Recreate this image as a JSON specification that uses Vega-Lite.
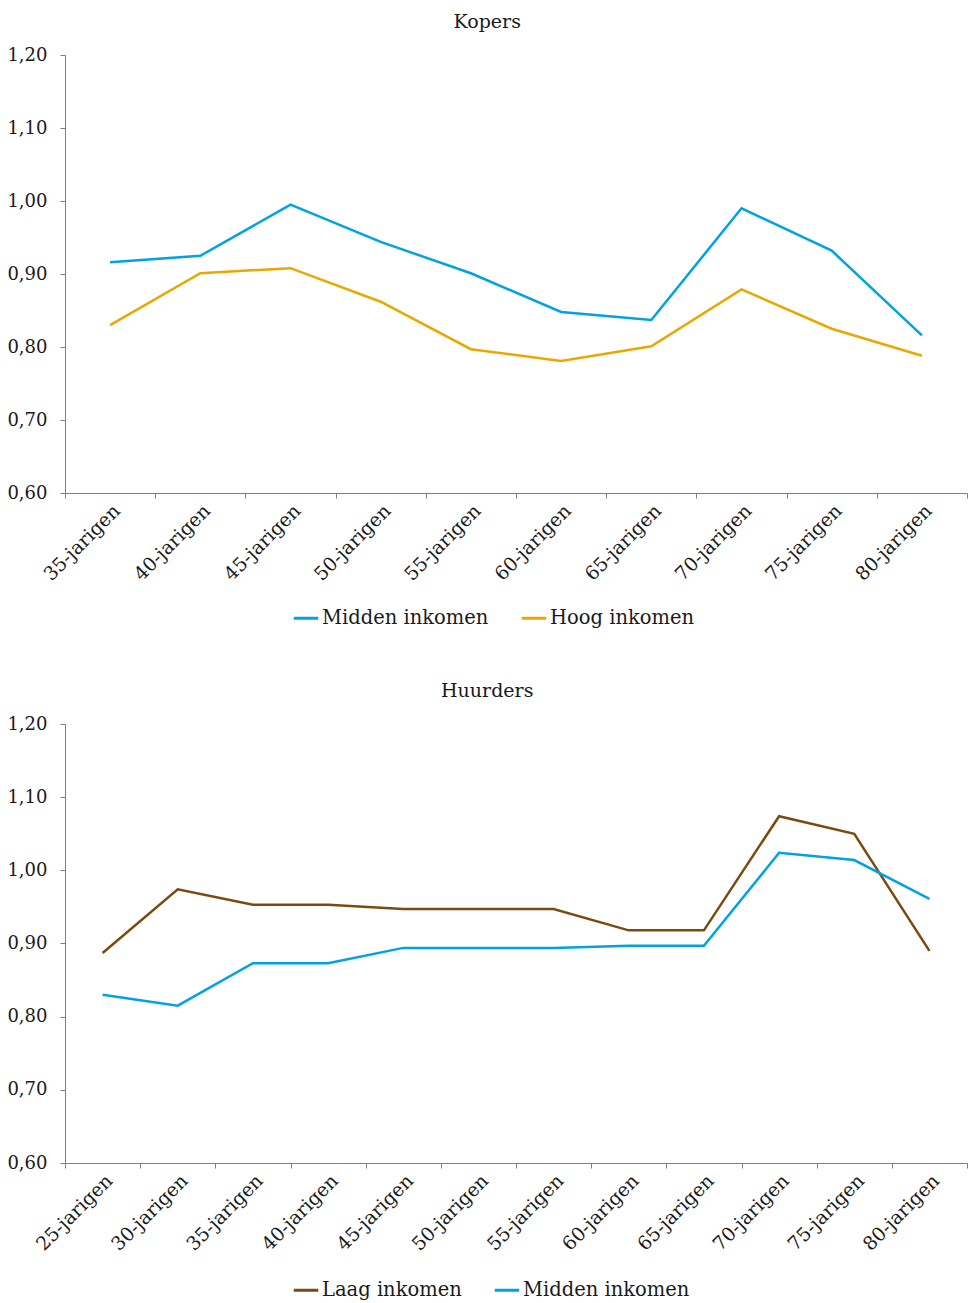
{
  "$schema": "https://vega.github.io/schema/vega-lite/v6.json",
  "background": "white",
  "padding": {"left": 6, "top": 13, "right": 1, "bottom": 4},
  "config": {
    "font": "DejaVu Serif",
    "view": {"stroke": null},
    "axis": {
      "grid": false,
      "domainColor": "#7f7f7f",
      "tickColor": "#7f7f7f",
      "tickSize": 5,
      "labelFont": "DejaVu Serif",
      "labelFontSize": 18,
      "labelColor": "#1a1a1a",
      "title": null
    },
    "axisX": {"labelFontSize": 19},
    "legend": {
      "labelFont": "DejaVu Serif",
      "labelFontSize": 19.5,
      "labelColor": "#1a1a1a",
      "labelLimit": 0,
      "symbolType": "stroke",
      "symbolSize": 600,
      "symbolStrokeWidth": 3,
      "columnPadding": 26,
      "labelOffset": 2
    },
    "title": {"font": "DejaVu Serif", "fontSize": 19, "fontWeight": "normal", "color": "#1a1a1a", "frame": "bounds", "anchor": "middle", "offset": 14}
  },
  "datasets": {
    "kopers": [
      {"leeftijd": "35-jarigen", "groep": "Midden inkomen", "waarde": 0.916},
      {"leeftijd": "40-jarigen", "groep": "Midden inkomen", "waarde": 0.925},
      {"leeftijd": "45-jarigen", "groep": "Midden inkomen", "waarde": 0.995},
      {"leeftijd": "50-jarigen", "groep": "Midden inkomen", "waarde": 0.944},
      {"leeftijd": "55-jarigen", "groep": "Midden inkomen", "waarde": 0.901},
      {"leeftijd": "60-jarigen", "groep": "Midden inkomen", "waarde": 0.848},
      {"leeftijd": "65-jarigen", "groep": "Midden inkomen", "waarde": 0.837},
      {"leeftijd": "70-jarigen", "groep": "Midden inkomen", "waarde": 0.990},
      {"leeftijd": "75-jarigen", "groep": "Midden inkomen", "waarde": 0.932},
      {"leeftijd": "80-jarigen", "groep": "Midden inkomen", "waarde": 0.816},
      {"leeftijd": "35-jarigen", "groep": "Hoog inkomen", "waarde": 0.830},
      {"leeftijd": "40-jarigen", "groep": "Hoog inkomen", "waarde": 0.901},
      {"leeftijd": "45-jarigen", "groep": "Hoog inkomen", "waarde": 0.908},
      {"leeftijd": "50-jarigen", "groep": "Hoog inkomen", "waarde": 0.862},
      {"leeftijd": "55-jarigen", "groep": "Hoog inkomen", "waarde": 0.797},
      {"leeftijd": "60-jarigen", "groep": "Hoog inkomen", "waarde": 0.781},
      {"leeftijd": "65-jarigen", "groep": "Hoog inkomen", "waarde": 0.801},
      {"leeftijd": "70-jarigen", "groep": "Hoog inkomen", "waarde": 0.879},
      {"leeftijd": "75-jarigen", "groep": "Hoog inkomen", "waarde": 0.825},
      {"leeftijd": "80-jarigen", "groep": "Hoog inkomen", "waarde": 0.788}
    ],
    "huurders": [
      {"leeftijd": "25-jarigen", "groep": "Laag inkomen", "waarde": 0.887},
      {"leeftijd": "30-jarigen", "groep": "Laag inkomen", "waarde": 0.974},
      {"leeftijd": "35-jarigen", "groep": "Laag inkomen", "waarde": 0.953},
      {"leeftijd": "40-jarigen", "groep": "Laag inkomen", "waarde": 0.953},
      {"leeftijd": "45-jarigen", "groep": "Laag inkomen", "waarde": 0.947},
      {"leeftijd": "50-jarigen", "groep": "Laag inkomen", "waarde": 0.947},
      {"leeftijd": "55-jarigen", "groep": "Laag inkomen", "waarde": 0.947},
      {"leeftijd": "60-jarigen", "groep": "Laag inkomen", "waarde": 0.918},
      {"leeftijd": "65-jarigen", "groep": "Laag inkomen", "waarde": 0.918},
      {"leeftijd": "70-jarigen", "groep": "Laag inkomen", "waarde": 1.074},
      {"leeftijd": "75-jarigen", "groep": "Laag inkomen", "waarde": 1.050},
      {"leeftijd": "80-jarigen", "groep": "Laag inkomen", "waarde": 0.890},
      {"leeftijd": "25-jarigen", "groep": "Midden inkomen", "waarde": 0.830},
      {"leeftijd": "30-jarigen", "groep": "Midden inkomen", "waarde": 0.815},
      {"leeftijd": "35-jarigen", "groep": "Midden inkomen", "waarde": 0.873},
      {"leeftijd": "40-jarigen", "groep": "Midden inkomen", "waarde": 0.873},
      {"leeftijd": "45-jarigen", "groep": "Midden inkomen", "waarde": 0.894},
      {"leeftijd": "50-jarigen", "groep": "Midden inkomen", "waarde": 0.894},
      {"leeftijd": "55-jarigen", "groep": "Midden inkomen", "waarde": 0.894},
      {"leeftijd": "60-jarigen", "groep": "Midden inkomen", "waarde": 0.897},
      {"leeftijd": "65-jarigen", "groep": "Midden inkomen", "waarde": 0.897},
      {"leeftijd": "70-jarigen", "groep": "Midden inkomen", "waarde": 1.024},
      {"leeftijd": "75-jarigen", "groep": "Midden inkomen", "waarde": 1.014},
      {"leeftijd": "80-jarigen", "groep": "Midden inkomen", "waarde": 0.961}
    ]
  },
  "resolve": {"scale": {"color": "independent"}, "legend": {"color": "independent"}},
  "spacing": 54,
  "vconcat": [
    {
      "title": "Kopers",
      "width": 902,
      "height": 438,
      "data": {"name": "kopers"},
      "mark": {"type": "line", "strokeWidth": 2.5},
      "encoding": {
        "x": {
          "field": "leeftijd", "type": "nominal", "sort": null,
          "scale": {"type": "band", "paddingInner": 0, "paddingOuter": 0},
          "axis": {"labelAngle": -45, "tickBand": "extent", "labelPadding": 3}
        },
        "y": {
          "field": "waarde", "type": "quantitative",
          "scale": {"domain": [0.6, 1.2], "nice": false, "zero": false},
          "axis": {"values": [0.6, 0.7, 0.8, 0.9, 1.0, 1.1, 1.2], "labelExpr": "replace(format(datum.value, '.2f'), '.', ',')", "labelPadding": 13}
        },
        "color": {
          "field": "groep", "type": "nominal",
          "scale": {"domain": ["Midden inkomen", "Hoog inkomen"], "range": ["#00a3e0", "#e9a800"]},
          "legend": {"orient": "none", "legendX": 227, "legendY": 549, "direction": "horizontal", "title": null}
        }
      }
    },
    {
      "title": "Huurders",
      "width": 902,
      "height": 439,
      "data": {"name": "huurders"},
      "mark": {"type": "line", "strokeWidth": 2.5},
      "encoding": {
        "x": {
          "field": "leeftijd", "type": "nominal", "sort": null,
          "scale": {"type": "band", "paddingInner": 0, "paddingOuter": 0},
          "axis": {"labelAngle": -45, "tickBand": "extent", "labelPadding": 3}
        },
        "y": {
          "field": "waarde", "type": "quantitative",
          "scale": {"domain": [0.6, 1.2], "nice": false, "zero": false},
          "axis": {"values": [0.6, 0.7, 0.8, 0.9, 1.0, 1.1, 1.2], "labelExpr": "replace(format(datum.value, '.2f'), '.', ',')", "labelPadding": 13}
        },
        "color": {
          "field": "groep", "type": "nominal",
          "scale": {"domain": ["Laag inkomen", "Midden inkomen"], "range": ["#7a4a10", "#00a3e0"]},
          "legend": {"orient": "none", "legendX": 227, "legendY": 552, "direction": "horizontal", "title": null}
        }
      }
    }
  ]
}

### What to do
Repeat the material above in full and exactly, omitting the pictures.

### Answer for the task
Recreate this image as a JSON specification that uses Vega-Lite.
{
  "$schema": "https://vega.github.io/schema/vega-lite/v6.json",
  "background": "white",
  "padding": {"left": 6, "top": 13, "right": 1, "bottom": 4},
  "config": {
    "font": "DejaVu Serif",
    "view": {"stroke": null},
    "axis": {
      "grid": false,
      "domainColor": "#7f7f7f",
      "tickColor": "#7f7f7f",
      "tickSize": 5,
      "labelFont": "DejaVu Serif",
      "labelFontSize": 18,
      "labelColor": "#1a1a1a",
      "title": null
    },
    "axisX": {"labelFontSize": 19},
    "legend": {
      "labelFont": "DejaVu Serif",
      "labelFontSize": 19.5,
      "labelColor": "#1a1a1a",
      "labelLimit": 0,
      "symbolType": "stroke",
      "symbolSize": 600,
      "symbolStrokeWidth": 3,
      "columnPadding": 26,
      "labelOffset": 2
    },
    "title": {"font": "DejaVu Serif", "fontSize": 19, "fontWeight": "normal", "color": "#1a1a1a", "frame": "bounds", "anchor": "middle", "offset": 14}
  },
  "datasets": {
    "kopers": [
      {"leeftijd": "35-jarigen", "groep": "Midden inkomen", "waarde": 0.916},
      {"leeftijd": "40-jarigen", "groep": "Midden inkomen", "waarde": 0.925},
      {"leeftijd": "45-jarigen", "groep": "Midden inkomen", "waarde": 0.995},
      {"leeftijd": "50-jarigen", "groep": "Midden inkomen", "waarde": 0.944},
      {"leeftijd": "55-jarigen", "groep": "Midden inkomen", "waarde": 0.901},
      {"leeftijd": "60-jarigen", "groep": "Midden inkomen", "waarde": 0.848},
      {"leeftijd": "65-jarigen", "groep": "Midden inkomen", "waarde": 0.837},
      {"leeftijd": "70-jarigen", "groep": "Midden inkomen", "waarde": 0.990},
      {"leeftijd": "75-jarigen", "groep": "Midden inkomen", "waarde": 0.932},
      {"leeftijd": "80-jarigen", "groep": "Midden inkomen", "waarde": 0.816},
      {"leeftijd": "35-jarigen", "groep": "Hoog inkomen", "waarde": 0.830},
      {"leeftijd": "40-jarigen", "groep": "Hoog inkomen", "waarde": 0.901},
      {"leeftijd": "45-jarigen", "groep": "Hoog inkomen", "waarde": 0.908},
      {"leeftijd": "50-jarigen", "groep": "Hoog inkomen", "waarde": 0.862},
      {"leeftijd": "55-jarigen", "groep": "Hoog inkomen", "waarde": 0.797},
      {"leeftijd": "60-jarigen", "groep": "Hoog inkomen", "waarde": 0.781},
      {"leeftijd": "65-jarigen", "groep": "Hoog inkomen", "waarde": 0.801},
      {"leeftijd": "70-jarigen", "groep": "Hoog inkomen", "waarde": 0.879},
      {"leeftijd": "75-jarigen", "groep": "Hoog inkomen", "waarde": 0.825},
      {"leeftijd": "80-jarigen", "groep": "Hoog inkomen", "waarde": 0.788}
    ],
    "huurders": [
      {"leeftijd": "25-jarigen", "groep": "Laag inkomen", "waarde": 0.887},
      {"leeftijd": "30-jarigen", "groep": "Laag inkomen", "waarde": 0.974},
      {"leeftijd": "35-jarigen", "groep": "Laag inkomen", "waarde": 0.953},
      {"leeftijd": "40-jarigen", "groep": "Laag inkomen", "waarde": 0.953},
      {"leeftijd": "45-jarigen", "groep": "Laag inkomen", "waarde": 0.947},
      {"leeftijd": "50-jarigen", "groep": "Laag inkomen", "waarde": 0.947},
      {"leeftijd": "55-jarigen", "groep": "Laag inkomen", "waarde": 0.947},
      {"leeftijd": "60-jarigen", "groep": "Laag inkomen", "waarde": 0.918},
      {"leeftijd": "65-jarigen", "groep": "Laag inkomen", "waarde": 0.918},
      {"leeftijd": "70-jarigen", "groep": "Laag inkomen", "waarde": 1.074},
      {"leeftijd": "75-jarigen", "groep": "Laag inkomen", "waarde": 1.050},
      {"leeftijd": "80-jarigen", "groep": "Laag inkomen", "waarde": 0.890},
      {"leeftijd": "25-jarigen", "groep": "Midden inkomen", "waarde": 0.830},
      {"leeftijd": "30-jarigen", "groep": "Midden inkomen", "waarde": 0.815},
      {"leeftijd": "35-jarigen", "groep": "Midden inkomen", "waarde": 0.873},
      {"leeftijd": "40-jarigen", "groep": "Midden inkomen", "waarde": 0.873},
      {"leeftijd": "45-jarigen", "groep": "Midden inkomen", "waarde": 0.894},
      {"leeftijd": "50-jarigen", "groep": "Midden inkomen", "waarde": 0.894},
      {"leeftijd": "55-jarigen", "groep": "Midden inkomen", "waarde": 0.894},
      {"leeftijd": "60-jarigen", "groep": "Midden inkomen", "waarde": 0.897},
      {"leeftijd": "65-jarigen", "groep": "Midden inkomen", "waarde": 0.897},
      {"leeftijd": "70-jarigen", "groep": "Midden inkomen", "waarde": 1.024},
      {"leeftijd": "75-jarigen", "groep": "Midden inkomen", "waarde": 1.014},
      {"leeftijd": "80-jarigen", "groep": "Midden inkomen", "waarde": 0.961}
    ]
  },
  "resolve": {"scale": {"color": "independent"}, "legend": {"color": "independent"}},
  "spacing": 54,
  "vconcat": [
    {
      "title": "Kopers",
      "width": 902,
      "height": 438,
      "data": {"name": "kopers"},
      "mark": {"type": "line", "strokeWidth": 2.5},
      "encoding": {
        "x": {
          "field": "leeftijd", "type": "nominal", "sort": null,
          "scale": {"type": "band", "paddingInner": 0, "paddingOuter": 0},
          "axis": {"labelAngle": -45, "tickBand": "extent", "labelPadding": 3}
        },
        "y": {
          "field": "waarde", "type": "quantitative",
          "scale": {"domain": [0.6, 1.2], "nice": false, "zero": false},
          "axis": {"values": [0.6, 0.7, 0.8, 0.9, 1.0, 1.1, 1.2], "labelExpr": "replace(format(datum.value, '.2f'), '.', ',')", "labelPadding": 13}
        },
        "color": {
          "field": "groep", "type": "nominal",
          "scale": {"domain": ["Midden inkomen", "Hoog inkomen"], "range": ["#00a3e0", "#e9a800"]},
          "legend": {"orient": "none", "legendX": 227, "legendY": 549, "direction": "horizontal", "title": null}
        }
      }
    },
    {
      "title": "Huurders",
      "width": 902,
      "height": 439,
      "data": {"name": "huurders"},
      "mark": {"type": "line", "strokeWidth": 2.5},
      "encoding": {
        "x": {
          "field": "leeftijd", "type": "nominal", "sort": null,
          "scale": {"type": "band", "paddingInner": 0, "paddingOuter": 0},
          "axis": {"labelAngle": -45, "tickBand": "extent", "labelPadding": 3}
        },
        "y": {
          "field": "waarde", "type": "quantitative",
          "scale": {"domain": [0.6, 1.2], "nice": false, "zero": false},
          "axis": {"values": [0.6, 0.7, 0.8, 0.9, 1.0, 1.1, 1.2], "labelExpr": "replace(format(datum.value, '.2f'), '.', ',')", "labelPadding": 13}
        },
        "color": {
          "field": "groep", "type": "nominal",
          "scale": {"domain": ["Laag inkomen", "Midden inkomen"], "range": ["#7a4a10", "#00a3e0"]},
          "legend": {"orient": "none", "legendX": 227, "legendY": 552, "direction": "horizontal", "title": null}
        }
      }
    }
  ]
}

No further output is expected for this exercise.